Let’s be honest — the rising cost of living lately has been depressing, especially when it comes to your groceries. If you have a big family or a horde of hungry teenagers at home, trying to keep up with everyone’s appetites probably feels like it’s decimating your household budget. It’s enough to make anyone wonder, Will food prices go down in 2023? Unfortunately, unless you’re getting ready to live off the grid with your own hen house and garden, don’t expect a break on those sky-high grocery bills.
According to a report from the USDA, prices will continue to increase by almost 8% this year (down from nearly 10% last year), which means food prices will likely still increase in 2023. And although the USDA predicted last year that food prices would grow at a slower rate in 2023, so far, we’ve seen historic price inflation in many food items, including butter, margarine, and eggs. In fact, the latter increased 8.5% in January 2023, reaching 70.1% above January 2022 prices. Yikes.
Food is obviously essential to a growing family. While we might not be able to control the costs of our groceries, there are some ways to help curb our spending while understanding just why food is so damn expensive these days anyway.
Why are food prices continuing to increase?
According to Zach Larsen, finance/investment expert and co-founder of Pineapplemoney.com, you can blame inflation and a change in supply and demand for the rising prices.
“Food prices have been steadily increasing over the past few years due to a variety of factors,” he explains to Scary Mommy. “One major factor is the rising cost of production. With the increased demand for food, producers need to purchase more resources such as land, fertilizers, and labor in order to keep up with the demand. This leads to higher costs for farmers, which are then passed on to consumers in the form of higher retail prices.”
Another factor? Gas prices. If you think it’s expensive to fill up the minivan, well, that also means transportation costs have been on the rise as fuel prices increase and regulations become stricter for shipping food products. All these factors, says Larsen, contribute to an overall increase in food prices. And let’s not forget inflation.
“As inflation rises, so do the costs of goods and services, including food items,” he says. “This can be seen especially in countries where currency devaluation has occurred or where there is a large gap between incomes and living expenses.”

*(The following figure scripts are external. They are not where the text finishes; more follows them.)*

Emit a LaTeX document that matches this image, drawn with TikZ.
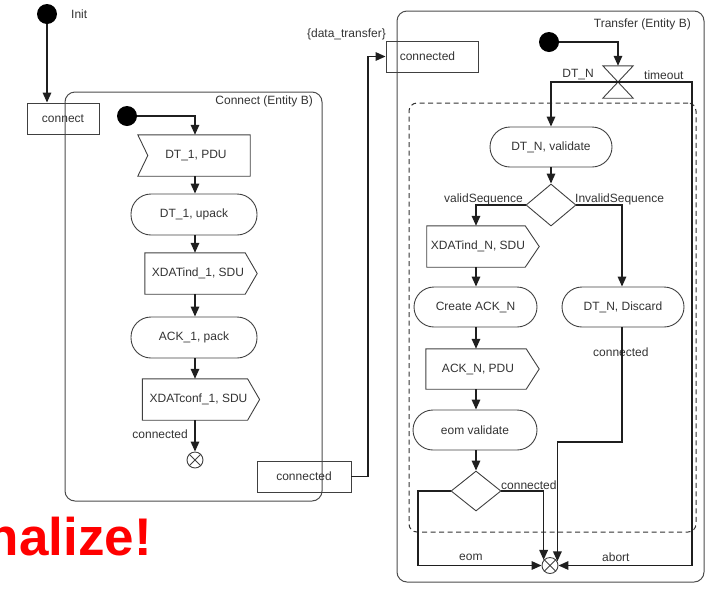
\documentclass[tikz,border=0pt]{standalone}
\usepackage{fontspec}
\setmainfont{Liberation Sans}
\usetikzlibrary{arrows.meta,shapes.geometric,calc}
\begin{document}
\begin{tikzpicture}[x=1pt,y=-1pt,
  txt/.style={font=\fontsize{12}{14}\selectfont, text=black!80, inner sep=0pt},
  shp/.style={draw=black!75, line width=0.9pt},
  box/.style={shp, txt, inner sep=0pt},
  stad/.style={box, rounded corners=20pt, minimum height=40pt},
  bodyn/.style={txt, minimum height=41pt},
  arr/.style={draw=black!88, line width=1.6pt, -{Triangle[length=10pt,width=8.5pt]}},
  dot/.style={circle, fill=black, minimum size=20pt, inner sep=0pt},
  term/.style={circle, shp, minimum size=16pt, inner sep=0pt},
  dec/.style={diamond, shp, minimum width=50pt, minimum height=42pt, inner sep=0pt},
  cont/.style={draw=black!70, line width=1pt, rounded corners=10pt, inner sep=0pt},
  redtxt/.style={text=red, inner sep=0pt, font=\fontsize{53}{58}\selectfont\bfseries}
]
\useasboundingbox (0,0) rectangle (712,590);

% containers
\node[cont, minimum width=257pt, minimum height=409pt] (connst) at (193.5,296.5) {};
\node[cont, minimum width=307pt, minimum height=571pt] (transst) at (550.5,296.5) {};
\node[cont, dashed, dash pattern=on 5pt off 3.5pt, draw=black!80, rounded corners=8pt,
      minimum width=287pt, minimum height=429pt] (inner) at (552.5,317.5) {};

\node[txt, anchor=east] at (313,101) {Connect (Entity B)};
\node[txt, anchor=east] at (691,24) {Transfer (Entity B)};

% ---------- left part ----------
\node[dot] (init) at (47,14) {};
\node[txt, anchor=west] at (71,14) {Init};
\node[box, minimum width=72pt, minimum height=31pt] (connect) at (63,118.5) {connect};

\node[dot] (dot1) at (127,116) {};
\coordinate (colL) at (195,0);

\node[bodyn, minimum width=112pt] (pdu) at (194,155.5) {\hspace*{4pt}DT\_1, PDU};
\draw[shp] (pdu.north west) -- (pdu.north east) -- (pdu.south east) -- (pdu.south west)
  -- ([xshift=10pt]pdu.west) -- cycle;

\node[stad, minimum width=126pt, minimum height=41pt] (upack) at (194,214.5) {DT\_1, upack};

\node[bodyn, minimum width=100pt] (xind1) at (195,273.5) {\hspace*{6pt}XDATind\_1, SDU};
\draw[shp] (xind1.north west) -- (xind1.north east) -- ([xshift=12pt]xind1.east)
  -- (xind1.south east) -- (xind1.south west) -- cycle;

\node[stad, minimum width=126pt, minimum height=41pt] (ack1) at (194,337.5) {ACK\_1, pack};

\node[bodyn, minimum width=100pt] (xconf1) at (195,399.5) {\hspace*{7pt}XDATconf\_1, SDU};
\draw[shp] (xconf1.north west) -- (xconf1.north east) -- ([xshift=12pt]xconf1.east)
  -- (xconf1.south east) -- (xconf1.south west) -- cycle;

\node[txt, anchor=east] at (188,434) {connected};
\node[term] (term1) at (195,460) {};
\draw[shp] (term1.north west) -- (term1.south east) (term1.north east) -- (term1.south west);

\node[box, minimum width=94pt, minimum height=31pt] (conn3) at (304,476.5) {connected};
\coordinate (cx) at (368,0);

\node[box, minimum width=92pt, minimum height=31pt] (conn2) at (432,56.5) {};
\node[txt, anchor=west] at ([xshift=14pt]conn2.west) {connected};
\node[txt, anchor=east] at (386,34) {\{data\_transfer\}};

\draw[arr] (init.south) -- (init.south |- connect.north);
\draw[arr] (dot1) -| (pdu.north -| colL);
\draw[arr] (pdu.south -| colL) -- (upack.north -| colL);
\draw[arr] (upack.south -| colL) -- (xind1.north -| colL);
\draw[arr] (xind1.south -| colL) -- (ack1.north -| colL);
\draw[arr] (ack1.south -| colL) -- (xconf1.north -| colL);
\draw[arr] (xconf1.south -| colL) -- (term1.north);
\draw[arr] (conn3.east) -- (conn3.east -| cx) |- (conn2.west);

% ---------- right part ----------
\node[dot] (dot2) at (549,42) {};
\node[inner sep=0pt, minimum width=30pt, minimum height=32pt] (hg) at (618,82) {};
\draw[shp] (hg.north west) -- (hg.north east) -- (hg.south west) -- (hg.south east) -- cycle;
\node[txt, anchor=east] at (594,75) {DT\_N};
\node[txt, anchor=west] at (644,75) {timeout};

\node[stad, minimum width=122pt] (validate) at (551,147) {DT\_N, validate};
\node[dec] (d1) at (551,205) {};
\node[txt, anchor=east] at (523,199) {validSequence};
\node[txt, anchor=west] at (575,199) {InvalidSequence};

\coordinate (colA) at (476,0);
\coordinate (colB) at (622,0);

\node[bodyn, minimum width=98pt] (xindN) at (476,246.5) {\hspace*{4pt}XDATind\_N, SDU};
\draw[shp] (xindN.north west) -- (xindN.north east) -- ([xshift=14pt]xindN.east)
  -- (xindN.south east) -- (xindN.south west) -- cycle;

\node[stad, minimum width=123pt] (createack) at (475.5,307) {Create ACK\_N};
\node[stad, minimum width=122pt] (discard) at (623,307) {DT\_N, Discard};

\node[bodyn, minimum width=100pt, minimum height=40pt] (ackpdu) at (476,369) {\hspace*{4pt}ACK\_N, PDU};
\draw[shp] (ackpdu.north west) -- (ackpdu.north east) -- ([xshift=13pt]ackpdu.east)
  -- (ackpdu.south east) -- (ackpdu.south west) -- cycle;

\node[stad, minimum width=124pt] (eomv) at (475,430) {eom validate};
\node[dec, minimum height=40pt] (d2) at (476,491) {};

\node[txt, anchor=west] at (593,352) {connected};
\node[txt, anchor=west] at (501,485) {connected};
\node[txt, anchor=west] at (459,557) {eom};
\node[txt, anchor=west] at (602,557) {abort};

\node[term] (term2) at (550,565.5) {};
\draw[shp] (term2.north west) -- (term2.south east) (term2.north east) -- (term2.south west);

\coordinate (ax) at (692,565.5);
\coordinate (ex) at (418,0);
\coordinate (mid) at (557,442);

\draw[arr] (dot2) -| (hg.north);
\draw[arr] (hg.center) -| (validate.north);
\draw[arr] (hg.center) -| (ax) -- (term2.east);
\draw[arr] (validate.south) -- (d1.north);
\draw[arr] (d1.west) -| (xindN.north -| colA);
\draw[arr] (d1.east) -| (discard.north -| colB);
\draw[arr] (xindN.south -| colA) -- (createack.north -| colA);
\draw[arr] (createack.south -| colA) -- (ackpdu.north -| colA);
\draw[arr] (ackpdu.south -| colA) -- (eomv.north -| colA);
\draw[arr] (eomv.south -| colA) -- (d2.north);
\draw[arr] (d2.west) -- (d2.west -| ex) |- (term2.west);
\draw[arr] (d2.east) -| (term2.139);
\draw[arr] (discard.south -| colB) |- (mid) -| (term2.29);

% red text (cut off at the left edge, as in the reference)
\node[redtxt, anchor=base east] (red) at (152,555) {nalize!};
\end{tikzpicture}
\end{document}
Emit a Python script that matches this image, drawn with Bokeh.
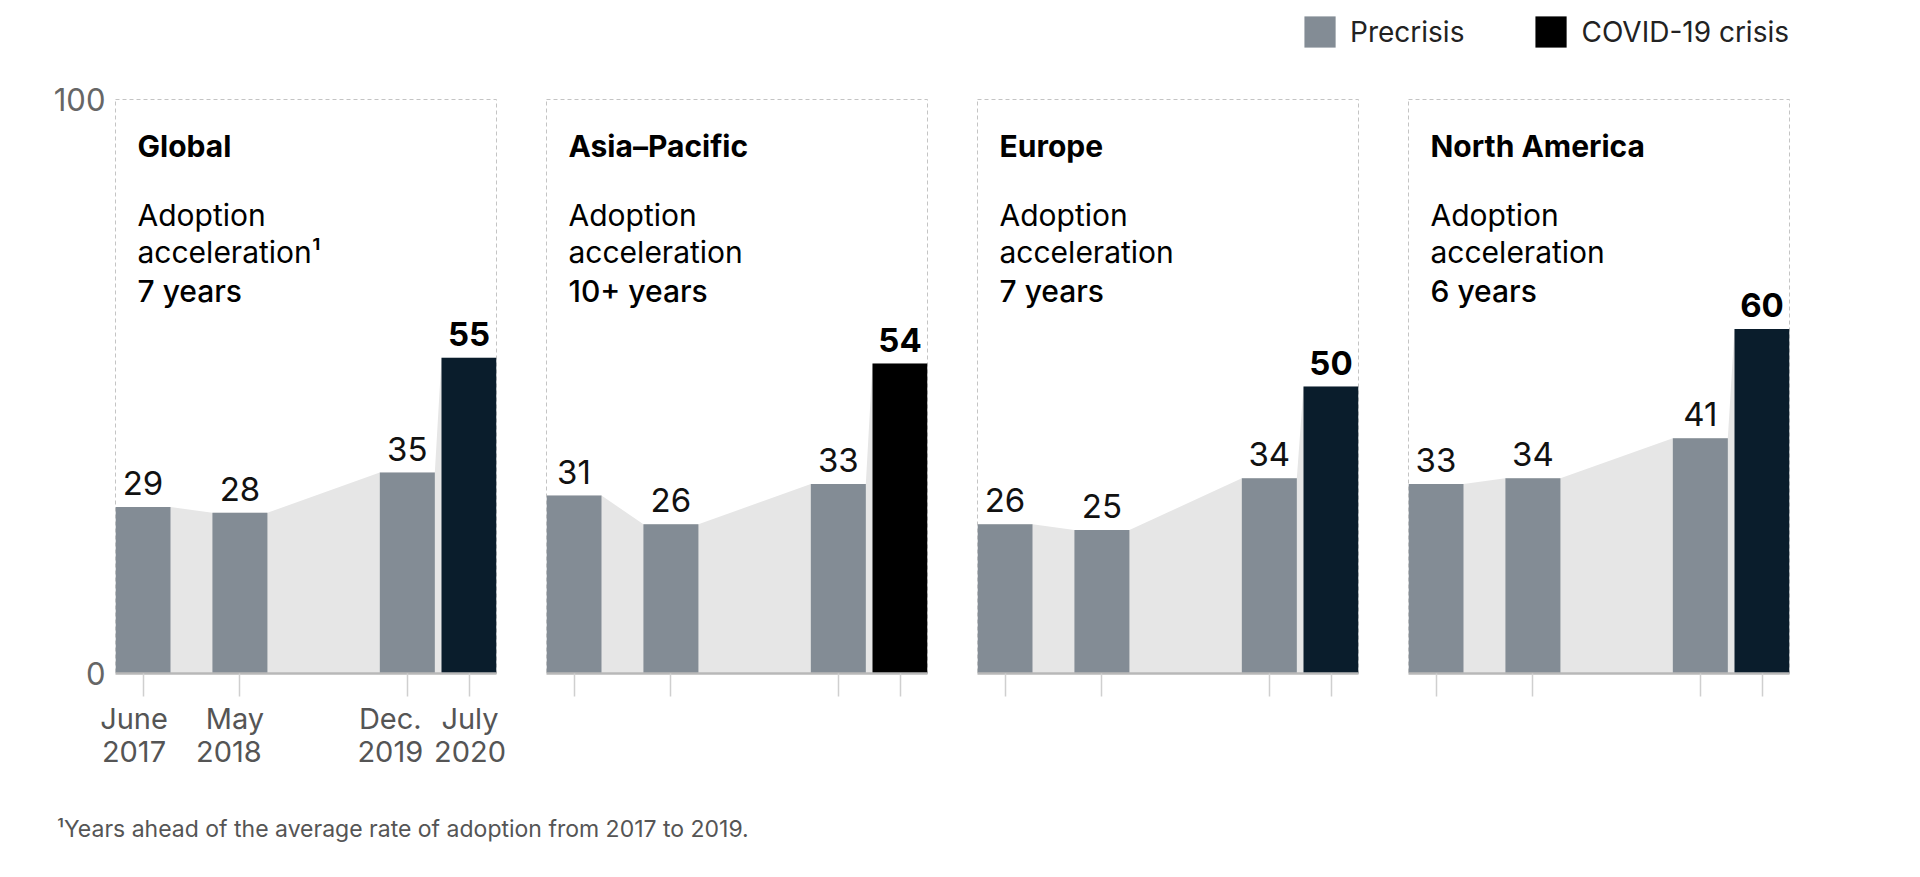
from bokeh.plotting import figure
from bokeh.models import (Range1d, FixedTicker, Legend, LegendItem, Div, LinearAxis,
                          CustomJSTickFormatter)
from bokeh.layouts import row, column
from bokeh.embed import file_html
from bokeh.resources import INLINE
from bokeh.core.properties import value

# ---------------- data ----------------
regions = ["Global", "Asia–Pacific", "Europe", "North America"]
acceleration = ["7 years", "10+ years", "7 years", "6 years"]
note_marks = ["¹", "", "", ""]
survey_month_names = ["June", "May", "Dec.", "July"]
survey_years = ["2017", "2018", "2019", "2020"]
survey_months = [0, 11, 30, 37]          # months since June 2017
global_vals = [29, 28, 35, 55]
asia_vals = [31, 26, 33, 54]
europe_vals = [26, 25, 34, 50]
na_vals = [33, 34, 41, 60]
phases = ["Precrisis", "COVID-19 crisis"]
footnote = "¹Years ahead of the average rate of adoption from 2017 to 2019."

# ---------------- style ----------------
FONT = "Inter"
PRE = "#838c95"
AREA = "#e6e6e6"
CRISIS = {"Global": "#0a1d2c", "Asia–Pacific": "#000000",
          "Europe": "#0a1d2c", "North America": "#0a1d2c"}
FRAME_W = 381
FRAME_H = 574
BAR_PX = 55
BASE_FIX = 12            # compensation for alphabetic baseline rendering
MONTH_NUDGE = [-9, -5, -17, 1]     # px shift of date labels from their tick
YEAR_NUDGE = [-9, -11, -17, 1]
span_core = survey_months[-1] - survey_months[0]
BAR_W = BAR_PX * span_core / (FRAME_W - BAR_PX)   # bar width in months


def label_axis(ticks, labels, standoff):
    return LinearAxis(
        ticker=FixedTicker(ticks=ticks),
        formatter=CustomJSTickFormatter(args=dict(labels=labels),
                                        code="return labels[index];"),
        axis_line_color=None, major_tick_line_color=None,
        minor_tick_line_color=None, major_tick_out=0, major_tick_in=0,
        major_label_standoff=standoff, major_label_text_font=FONT,
        major_label_text_font_size="29px", major_label_text_color="#555555")


def panel(idx, vals):
    first = idx == 0
    name = regions[idx]
    x0 = survey_months[0] - BAR_W / 2
    x1 = survey_months[-1] + BAR_W / 2
    left = 115 if first else 25
    p = figure(width=left + FRAME_W + 25, height=21 + FRAME_H + 110,
               x_range=Range1d(x0, x1), y_range=Range1d(0, 100),
               output_backend="svg", toolbar_location=None,
               min_border_left=left, min_border_right=25,
               min_border_top=21, min_border_bottom=110)
    p.grid.visible = False
    p.outline_line_color = "#c4c4c4"
    p.outline_line_dash = "4 3"
    p.outline_line_width = 1
    p.border_fill_color = "white"

    # connecting area
    xs, ys = [], []
    for m, v in zip(survey_months, vals):
        xs += [m - BAR_W / 2, m + BAR_W / 2]
        ys += [v, v]
    p.varea(x=xs, y1=[0] * len(xs), y2=ys, fill_color=AREA)

    colors = [PRE] * (len(vals) - 1) + [CRISIS[name]]
    p.vbar(x=survey_months, top=vals, width=BAR_W, fill_color=colors,
           line_color=None)

    # value labels
    p.text(x=survey_months[:-1], y=vals[:-1], text=[str(v) for v in vals[:-1]],
           text_align="center", text_baseline="alphabetic", y_offset=-12 - BASE_FIX,
           text_font=value(FONT), text_font_size="33px", text_color="#111111")
    p.text(x=survey_months[-1:], y=vals[-1:], text=[str(v) for v in vals[-1:]],
           text_align="center", text_baseline="alphabetic", y_offset=-12 - BASE_FIX,
           text_font=value(FONT), text_font_size="33px", text_font_style="bold",
           text_color="#000000")

    # panel texts
    common = dict(x=[x0], y=[100], x_offset=22, text_align="left",
                  text_baseline="alphabetic", text_font_size="30px",
                  text_color="#000000")
    p.text(text=[name], y_offset=58 - BASE_FIX, text_font_style="bold",
           text_font=value(FONT), **common)
    p.text(text=["Adoption"], y_offset=127 - BASE_FIX, text_font=value(FONT), **common)
    p.text(text=["acceleration" + note_marks[idx]], y_offset=164 - BASE_FIX,
           text_font=value(FONT), **common)
    p.text(text=[acceleration[idx]], y_offset=203 - BASE_FIX,
           text_font=value("Inter Medium, Inter"), **common)

    # x axis (baseline + ticks)
    ax = p.xaxis[0]
    ax.ticker = FixedTicker(ticks=survey_months)
    ax.major_label_overrides = {m: "" for m in survey_months}
    ax.axis_line_color = "#b8b8b8"
    ax.axis_line_width = 2.5
    ax.major_tick_line_color = "#cfcfcf"
    ax.major_tick_line_width = 1.5
    ax.major_tick_out = 23
    ax.major_tick_in = 0
    ax.minor_tick_line_color = None
    ax.major_label_standoff = 0
    ax.major_label_text_font_size = "0px"

    if first:
        scale = FRAME_W / (x1 - x0)
        mon_ticks = [m + d / scale for m, d in zip(survey_months, MONTH_NUDGE)]
        yr_ticks = [m + d / scale for m, d in zip(survey_months, YEAR_NUDGE)]
        p.add_layout(label_axis(mon_ticks, survey_month_names, 4), "below")
        p.add_layout(label_axis(yr_ticks, survey_years, 2), "below")

    # y axis
    ay = p.yaxis[0]
    if first:
        ay.ticker = FixedTicker(ticks=[0, 100])
        ay.axis_line_color = None
        ay.major_tick_line_color = None
        ay.minor_tick_line_color = None
        ay.major_tick_out = 0
        ay.major_tick_in = 0
        ay.major_label_standoff = 10
        ay.major_label_text_font = FONT
        ay.major_label_text_font_size = "31px"
        ay.major_label_text_color = "#666666"
    else:
        ay.visible = False
    return p


panels = [panel(i, v) for i, v in enumerate([global_vals, asia_vals, europe_vals, na_vals])]
total_w = sum(p.width for p in panels)

# legend strip
lf = figure(width=total_w, height=78, output_backend="svg", toolbar_location=None,
            x_range=Range1d(0, 1), y_range=Range1d(0, 1),
            min_border_left=0, min_border_right=total_w - 1801,
            min_border_top=0, min_border_bottom=0)
lf.axis.visible = False
lf.grid.visible = False
lf.outline_line_color = None
r_pre = lf.vbar(x=survey_months[:-1], top=global_vals[:-1], width=1,
                fill_color=PRE, line_color=None, visible=False)
r_cov = lf.vbar(x=survey_months[-1:], top=asia_vals[-1:], width=1,
                fill_color="#000000", line_color=None, visible=False)
leg = Legend(items=[LegendItem(label=phases[0], renderers=[r_pre]),
                    LegendItem(label=phases[1], renderers=[r_cov])],
             orientation="horizontal", location="top_right",
             glyph_width=39, glyph_height=39, label_standoff=11, spacing=67,
             padding=0, margin=12, border_line_color=None,
             background_fill_alpha=0, inactive_fill_alpha=0,
             label_text_font=FONT, label_text_font_size="28px",
             label_text_color="#222222")
lf.add_layout(leg)

foot = Div(text=footnote, width=total_w, height=78, margin=0,
           styles={"font-family": FONT, "font-size": "23px", "color": "#555555",
                   "padding-top": "33px", "padding-left": "57px",
                   "line-height": "26px", "white-space": "nowrap"})

layout = column(lf, row(*panels, spacing=0), foot, spacing=0)

open("out.html", "w").write(file_html(layout, INLINE))
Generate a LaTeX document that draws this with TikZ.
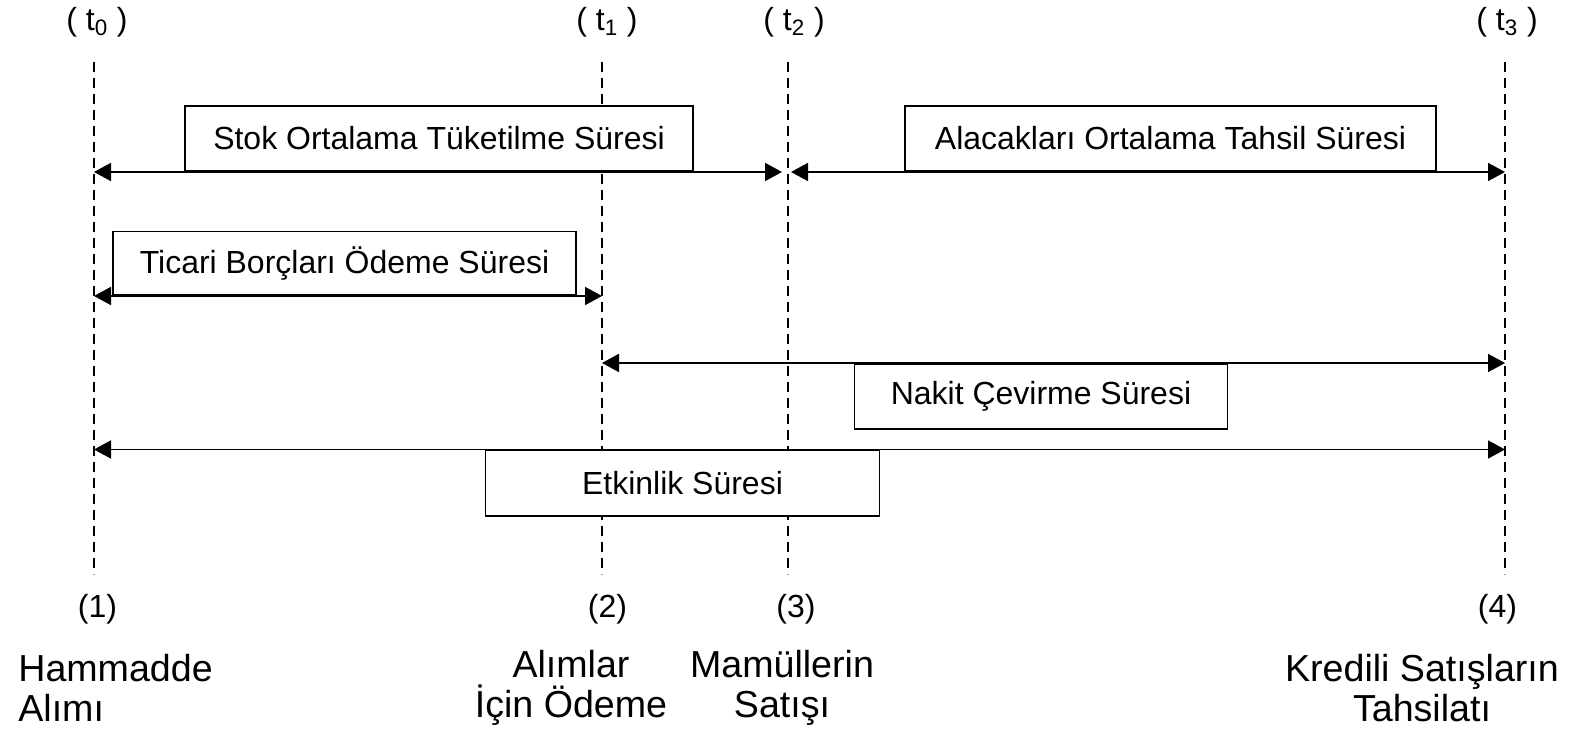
\documentclass[tikz,border=0pt]{standalone}
\usepackage{fontspec}
\setmainfont{Liberation Sans}
\usetikzlibrary{calc}
\usetikzlibrary{positioning}
\usetikzlibrary{arrows.meta}

\begin{document}
\begin{tikzpicture}[%
  >={Triangle[length=0.34cm, width=0.36cm]},
  scale=1.0,
  every node/.style={font=\fontsize{18.2}{22.8}\selectfont, inner sep=0pt},
  timeline/.style={line width=1.1pt, dash pattern=on 0.2cm off 0.12cm},
  span/.style={line width=1.1pt, <->},
  periodbox/.style={draw, line width=1.1pt, fill=white, minimum height=1.30cm},
  eventlabel/.style={font=\fontsize{21.4}{22.8}\selectfont},
]

  \useasboundingbox (0,0) rectangle (31.6,14.66);

  % time lines
  \coordinate (v1a) at (1.88, 13.42);
  \coordinate (v1b) at (1.88, 3.18);
  \coordinate (v2a) at (12.04, 13.42);
  \coordinate (v2b) at (12.04, 3.18);
  \coordinate (v3a) at (15.76, 13.42);
  \coordinate (v3b) at (15.76, 3.18);
  \coordinate (v4a) at (30.10, 13.42);
  \coordinate (v4b) at (30.10, 3.18);

  \draw[timeline] (v1a) -- (v1b);
  \draw[timeline] (v2a) -- (v2b);
  \draw[timeline] (v3a) -- (v3b);
  \draw[timeline] (v4a) -- (v4b);

  % rows
  \coordinate (r1) at (0, 11.22);
  \coordinate (r2) at (0, 8.74);
  \coordinate (r3) at (0, 7.40);
  \coordinate (r4) at (0, 5.67);

  \node (t0) at (1.94, 14.22) {( t\textsubscript{0} )};
  \node (t1) at (12.14, 14.22) {( t\textsubscript{1} )};
  \node (t2) at (15.88, 14.22) {( t\textsubscript{2} )};
  \node (t3) at (30.14, 14.22) {( t\textsubscript{3} )};

  \node[periodbox, minimum width=10.16cm, anchor=south] (stok) at (8.78, 11.22)
    {Stok Ortalama Tüketilme Süresi};
  \node[periodbox, minimum width=10.62cm, anchor=south] (alacak) at (23.41, 11.22)
    {Alacakları Ortalama Tahsil Süresi};
  \node[periodbox, minimum width=9.27cm, minimum height=1.27cm, anchor=south] (borc) at (6.89, 8.74)
    {Ticari Borçları Ödeme Süresi};
  \node[periodbox, minimum width=7.46cm, minimum height=1.31cm, anchor=north] (nakit) at (20.82, 7.40)
    {Nakit Çevirme Süresi};
  \node[periodbox, minimum width=7.88cm, minimum height=1.31cm, anchor=north] (etkin) at (13.65, 5.67)
    {Etkinlik Süresi};

  \draw[span] (v1a |- r1) -- ([xshift=-0.12cm] v3a |- r1);
  \draw[span] ([xshift=0.06cm] v3a |- r1) -- (v4a |- r1);
  \draw[span] (v1a |- r2) -- (v2a |- r2);
  \draw[span] (v2a |- r3) -- (v4a |- r3);
  \draw[span] (v1a |- r4) -- (v4a |- r4);

  \node (n1) at (1.95, 2.47) {(1)};
  \node (n2) at (12.15, 2.47) {(2)};
  \node (n3) at (15.92, 2.47) {(3)};
  \node (n4) at (29.95, 2.47) {(4)};

  \node[eventlabel, align=left, anchor=west] (ham) at (0.36, 0.90) {Hammadde\\Alımı};
  \node[eventlabel, align=center] (alim) at (11.42, 0.90) {Alımlar\\İçin Ödeme};
  \node[eventlabel, align=center] (mamul) at (15.64, 0.90) {Mamüllerin\\Satışı};
  \node[eventlabel, align=center] (kredi) at (28.44, 0.90) {Kredili Satışların\\Tahsilatı};

\end{tikzpicture}
\end{document}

Jonathan Merry, CEO and founder at Moneyzine, believes the extreme economic downturn seen over the last couple of years has also played a part in why food prices are so high.
“In many food industries, such as in dairy, the labor turnover rate is at an all-time high,” he says. “Labor shortages affect the production capacity of the industry. Less labor means less production, which furthers to less supply and higher prices.”
How can you prepare and budget for the price increase?
Larsen and Merry agree that the best way to deal with high food prices is to plan meals ahead of time and start buying food in bulk. “This will help you determine what ingredients you need and how much you need to buy,” Larsen explains. “Additionally, planning meals ahead of time can help you avoid impulse purchases or buying items that are not part of your meal plan. You may also want to consider buying in bulk when possible to save money in the long run.”
Of course, meal planning is often easier said than done with everything else you’re juggling (hello, invisible load of motherhood!). If that rings true, try shaking up your regular grocery shopping routine.
You have a favorite grocery store, right? Sure you do; it’s one of those things that no one tells you happens when you become an adult. However, Larsen suggests shopping around for the best prices. “Compare prices at different stores and look for sales or discounts on certain items,” he says.
Lastly, planting that garden and getting your own chicken coop might not be that bad of an idea. “Planting a vegetable garden or having fruit trees can provide fresh produce without the added cost of purchasing from the store,” Larsen says. “This is also an excellent way to teach children about where their food comes from and how they can be involved in the process of providing healthy meals for their family.”